I’m reluctant to say too much more, as I think the less you know about The Returned, the easier it is to suspend your disbelief and enjoy it on its own terms and perhaps you have it saved up for future watching. It promises to be very good indeed. Elsewhere in town, bad things – terrible things – are happening, though we don’t yet know in what ways, if any, these are linked to the undead. I am already hooked.

Meanwhile, on BBC2, The Fall has finally come to an end (10 June, 9pm). I’ll keep mum about this, too, just in case. But now it’s over, I do feel like having my say on its central controversy, which is that the tough woman cop at its heart – Stella Gibson, as played by Gillian Anderson – was a sop to encourage us to turn a blind eye to the frankly pornographic way in which it depicted violence against young women. I think this is right (though, if so, it also failed, given how uneasy its murder scenes made me and many others).

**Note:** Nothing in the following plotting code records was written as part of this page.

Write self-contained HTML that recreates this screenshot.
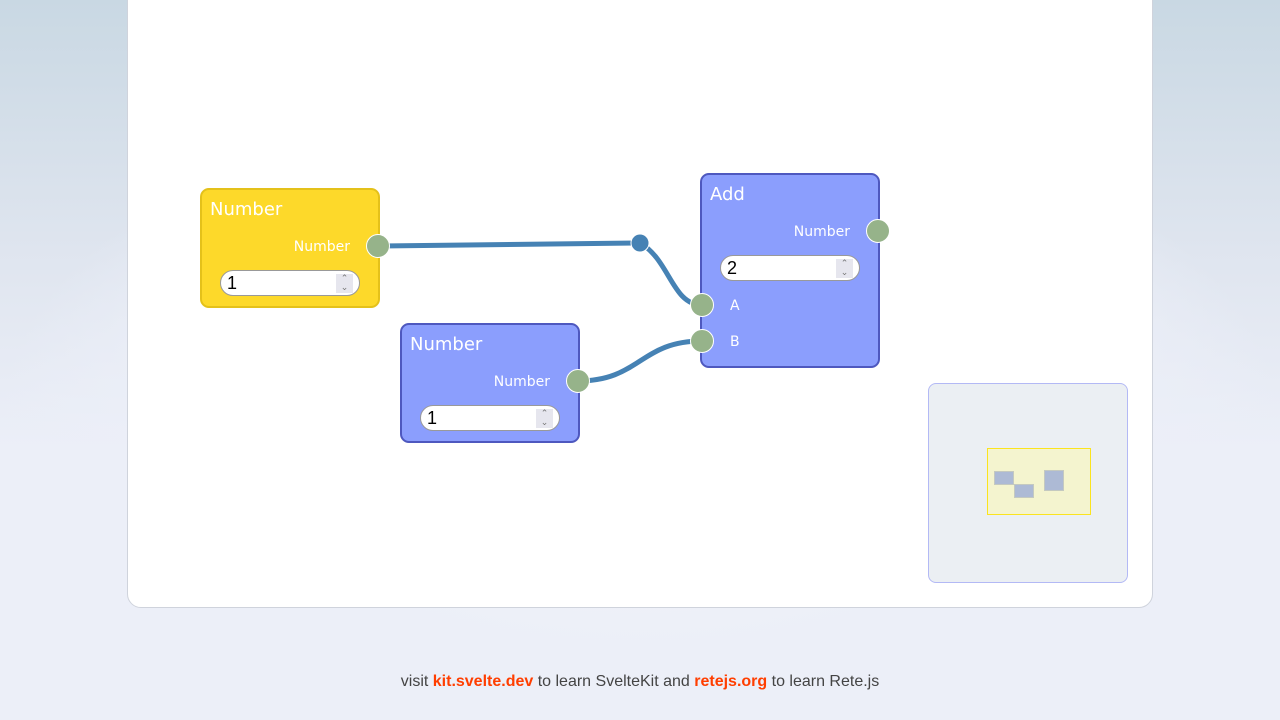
<!DOCTYPE html>
<html><head><meta charset="utf-8"><style>
html,body{margin:0;width:1280px;height:720px;overflow:hidden;font-family:"DejaVu Sans","Liberation Sans",sans-serif}
body{background:radial-gradient(ellipse 640px 330px at 640px 420px,#f4f5fb 0%,#eceff8 70%,rgba(236,239,248,0) 100%),linear-gradient(#c9d8e3 0px,#dfe5ef 250px,#eceff8 450px,#eceff8 720px)}
.wrap{position:absolute;left:127px;top:-20px;width:1024px;height:626px;background:#fff;border:1px solid #cfd3dc;border-radius:14px}
.node{position:absolute;width:180px;border-radius:9px;border:2px solid;box-sizing:border-box}
.y{background:#fdd92a;border-color:#e4c11a}
.b{background:#8b9efd;border-color:#4e58bf}
.t{position:absolute;left:8px;top:9px;color:#fff;font-size:18px}
.ol{position:absolute;right:28px;color:#fff;font-size:14px}
.il{position:absolute;left:28px;color:#fff;font-size:14px}
.inp{position:absolute;left:18px;width:140px;height:26px;background:#fff;border:1px solid #999;border-radius:13px;font-family:"Liberation Sans",sans-serif;font-size:18px;line-height:25px;padding-left:6px;box-sizing:border-box}
.inp i{position:absolute;right:6px;top:3px;width:17px;height:19px;background:#e6e6ee;font-style:normal;font-size:9px;color:#777;text-align:center;line-height:9px}
.sock{position:absolute;width:24px;height:24px;border-radius:50%;background:#96b38a;border:1px solid #fff;box-sizing:border-box}
.foot{position:absolute;top:673px;width:1280px;text-align:center;font-family:"Liberation Sans",sans-serif;font-size:16px;color:#444}
.foot b{color:#ff3e00}
</style></head><body>
<div class="wrap"></div>
<svg style="position:absolute;left:0;top:0" width="1280" height="720">
<path d="M378 246 L640 243" stroke="#4682b4" stroke-width="5" fill="none"/>
<path d="M640 243 C670 260,672 305,702 305" stroke="#4682b4" stroke-width="5" fill="none"/>
<path d="M578 381 C640 381,640 341,702 341" stroke="#4682b4" stroke-width="5" fill="none"/>
<circle cx="640" cy="243" r="9" fill="#4682b4" stroke="#fff" stroke-width="1"/>
</svg>
<div class="node y" style="left:200px;top:188px;height:120px"><div class="t">Number</div><div class="ol" style="top:49px">Number</div><div class="inp" style="top:80px">1<i>⌃<br>⌄</i></div></div>
<div class="node b" style="left:400px;top:323px;height:120px"><div class="t">Number</div><div class="ol" style="top:49px">Number</div><div class="inp" style="top:80px">1<i>⌃<br>⌄</i></div></div>
<div class="node b" style="left:700px;top:173px;height:195px"><div class="t">Add</div><div class="ol" style="top:49px">Number</div><div class="inp" style="top:80px">2<i>⌃<br>⌄</i></div><div class="il" style="top:123px">A</div><div class="il" style="top:159px">B</div></div>
<div class="sock" style="left:366px;top:234px"></div>
<div class="sock" style="left:566px;top:369px"></div>
<div class="sock" style="left:866px;top:219px"></div>
<div class="sock" style="left:690px;top:293px"></div>
<div class="sock" style="left:690px;top:329px"></div>
<div style="position:absolute;left:928px;top:383px;width:200px;height:200px;box-sizing:border-box;border:1px solid #b3b9f5;border-radius:8px;background:#ebeff3"></div>
<div style="position:absolute;left:987px;top:448px;width:104px;height:67px;box-sizing:border-box;border:1px solid #fbe41e;background:#f4f4cf"></div>
<div style="position:absolute;left:994px;top:471px;width:20px;height:14px;background:#adbad5;border:1px solid #c4c9c0;box-sizing:border-box"></div>
<div style="position:absolute;left:1014px;top:484px;width:20px;height:14px;background:#adbad5;border:1px solid #c4c9c0;box-sizing:border-box"></div>
<div style="position:absolute;left:1044px;top:470px;width:20px;height:21px;background:#adbad5;border:1px solid #c4c9c0;box-sizing:border-box"></div>
<div class="foot">visit <b>kit.svelte.dev</b> to learn SvelteKit and <b>retejs.org</b> to learn Rete.js</div>
</body></html>
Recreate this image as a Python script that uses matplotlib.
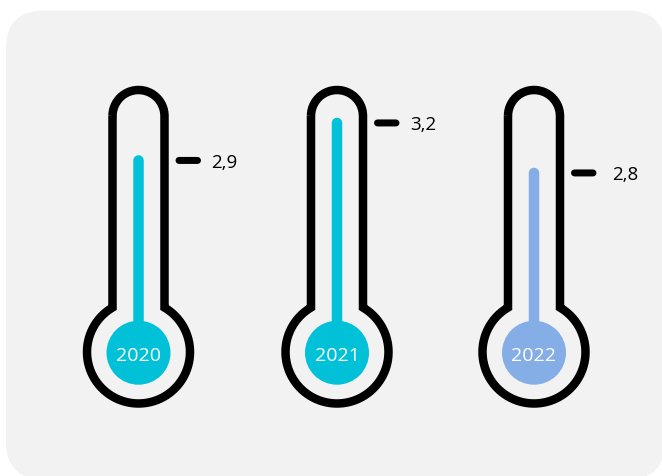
import numpy as np
import matplotlib
matplotlib.use("Agg")
import matplotlib.pyplot as plt
from matplotlib.path import Path
from matplotlib.patches import PathPatch, FancyBboxPatch, Circle

years = ["2020", "2021", "2022"]
values = [2.9, 3.2, 2.8]
value_labels = ["2,9", "3,2", "2,8"]
colors = ["#00C1D8", "#00C1D8", "#85ADE6"]

W, H = 662, 477
DPI = 100
PX = 72 / DPI
fig = plt.figure(figsize=(W / DPI, H / DPI), dpi=DPI, facecolor="white")
ax = fig.add_axes([0, 0, 1, 1])
ax.set_xlim(0, W)
ax.set_ylim(H, 0)
ax.axis("off")

# value axis overlaying the page: 125 px per unit
val = fig.add_axes([0, 0, 1, 1])
val.set_xlim(0, W)
val.set_ylim(0.3755, 4.1915)
val.patch.set_alpha(0)
val.axis("off")

ax.add_patch(FancyBboxPatch((6 + 38, 11.5 + 38), 659 - 76, 469 - 76,
                            boxstyle="round,pad=38,rounding_size=38",
                            fc="#F2F2F2", ec="none", zorder=0))

centers = [138.5, 337, 534]
half_w = 26
top_y, bulb_y, bulb_r = 117, 353, 51.5
base_value = 1.55


def outline(cx):
    t = np.linspace(np.pi, 2 * np.pi, 60)
    top = np.c_[cx + half_w * np.cos(t), top_y + half_w * np.sin(t)]
    a0 = np.arcsin(half_w / bulb_r)
    t2 = np.linspace(-np.pi / 2 + a0, 3 * np.pi / 2 - a0, 160)
    bulb = np.c_[cx + bulb_r * np.cos(t2), bulb_y + bulb_r * np.sin(t2)]
    return Path(np.vstack([top, bulb, top[:1]]))


label_dx = [85.5, 86.5, 91]
for cx, yr, v, lab, c, dx in zip(centers, years, values, value_labels, colors, label_dx):
    ax.add_patch(PathPatch(outline(cx), fc="none", ec="black", lw=8.5 * PX,
                           joinstyle="miter", zorder=2))
    ax.add_patch(Circle((cx, 353.7), 32, fc=c, ec="none", zorder=1))
    val.plot([cx, cx], [base_value, v], color=c, lw=10.5 * PX,
             solid_capstyle="round", zorder=3, snap=False)
    val.plot([cx + 40.5, cx + 59], [v, v], color="black", lw=7 * PX,
             solid_capstyle="round", zorder=3, snap=False)
    val.annotate(lab, (cx + dx, v), xytext=(0, -1), textcoords="offset points",
                 family="Open Sans", fontsize=13.5, color="black",
                 ha="center", va="center", zorder=4)
    val.text(cx, 356, yr, family="Open Sans", fontsize=14, color="white",
             ha="center", va="center", zorder=6, transform=ax.transData)

val.set_zorder(ax.get_zorder() + 1)

fig.savefig("out.png", dpi=DPI)
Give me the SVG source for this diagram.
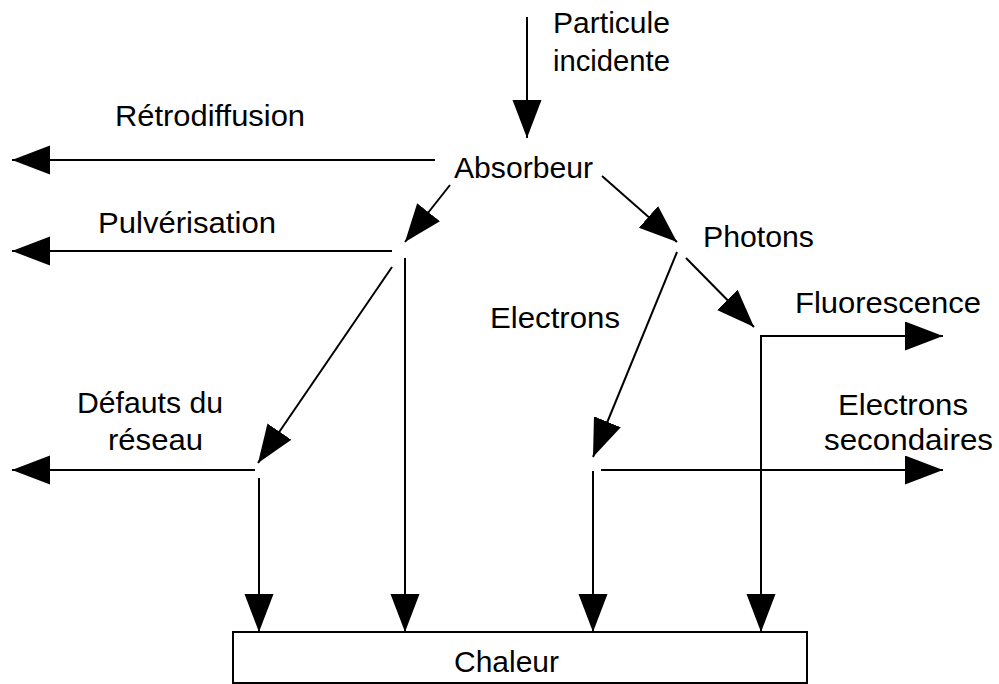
<svg xmlns="http://www.w3.org/2000/svg" width="999" height="684" viewBox="0 0 999 684">
  <style>
    .lbl { font-family: "Liberation Sans", Arial, sans-serif; font-size: 30px; fill: #000; }
    .edge { stroke: #000; stroke-width: 2; fill: none; marker-end: url(#head); }
  </style>
  <defs>
    <marker id="head" markerUnits="userSpaceOnUse" markerWidth="39" markerHeight="30" refX="38" refY="14.5" orient="auto">
      <path d="M0,0 L38,14.5 L0,29 z" fill="#000"/>
    </marker>
  </defs>
  <rect width="999" height="684" fill="#fff"/>

  <!-- labels -->
  <g id="particule">
    <text class="lbl" x="553" y="33" textLength="117" lengthAdjust="spacingAndGlyphs">Particule</text>
    <text class="lbl" x="553" y="71" textLength="117" lengthAdjust="spacingAndGlyphs">incidente</text>
  </g>
  <g id="absorbeur">
    <text class="lbl" x="454" y="178" textLength="139" lengthAdjust="spacingAndGlyphs">Absorbeur</text>
  </g>
  <g id="retrodiffusion">
    <text class="lbl" x="115" y="126" textLength="190" lengthAdjust="spacingAndGlyphs">Rétrodiffusion</text>
  </g>
  <g id="pulverisation">
    <text class="lbl" x="98" y="233" textLength="178" lengthAdjust="spacingAndGlyphs">Pulvérisation</text>
  </g>
  <g id="photons">
    <text class="lbl" x="703" y="247" textLength="111" lengthAdjust="spacingAndGlyphs">Photons</text>
  </g>
  <g id="electrons">
    <text class="lbl" x="490" y="328" textLength="130" lengthAdjust="spacingAndGlyphs">Electrons</text>
  </g>
  <g id="fluorescence">
    <text class="lbl" x="795" y="313" textLength="186" lengthAdjust="spacingAndGlyphs">Fluorescence</text>
  </g>
  <g id="electrons-secondaires">
    <text class="lbl" x="838" y="415" textLength="130" lengthAdjust="spacingAndGlyphs">Electrons</text>
    <text class="lbl" x="824" y="450" textLength="169" lengthAdjust="spacingAndGlyphs">secondaires</text>
  </g>
  <g id="defauts">
    <text class="lbl" x="77" y="413" textLength="146" lengthAdjust="spacingAndGlyphs">Défauts du</text>
    <text class="lbl" x="108" y="450" textLength="95" lengthAdjust="spacingAndGlyphs">réseau</text>
  </g>
  <g id="chaleur">
    <rect x="233" y="632" width="574" height="51" fill="#fff" stroke="#000" stroke-width="2"/>
    <text class="lbl" x="454" y="672" textLength="105" lengthAdjust="spacingAndGlyphs">Chaleur</text>
  </g>

  <!-- connectors -->
  <g id="connectors">
    <line class="edge" x1="527" y1="17" x2="527" y2="138"/>
    <line class="edge" x1="435" y1="160" x2="12" y2="160"/>
    <line class="edge" x1="450" y1="185" x2="405" y2="242"/>
    <line class="edge" x1="602" y1="176" x2="677" y2="242"/>
    <line class="edge" x1="392" y1="251" x2="12" y2="251"/>
    <line class="edge" x1="392" y1="267" x2="258" y2="463"/>
    <line class="edge" x1="405" y1="258" x2="405" y2="632"/>
    <line class="edge" x1="255" y1="470" x2="12" y2="470"/>
    <line class="edge" x1="259" y1="478" x2="259" y2="632"/>
    <line class="edge" x1="677" y1="252" x2="593" y2="457"/>
    <line class="edge" x1="686" y1="258" x2="754" y2="327"/>
    <line class="edge" x1="593" y1="471" x2="593" y2="632"/>
    <line class="edge" x1="601" y1="470" x2="943" y2="470"/>
    <line class="edge" x1="761" y1="336" x2="943" y2="336"/>
    <line class="edge" x1="761" y1="335" x2="761" y2="632"/>
  </g>
</svg>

Still . . . Gillian Anderson. She’s something, isn’t she? Was her turn as Detective Superintendent Gibson the most brilliantly understated and chilly performance ever to make the small screen? Or was she, as she filmed it, mostly thinking about where she had parked her car and what she was going to have for her tea? Mesmerised though I was by both her and her collection of silk blouses, I’m still not sure I know the answer to that one.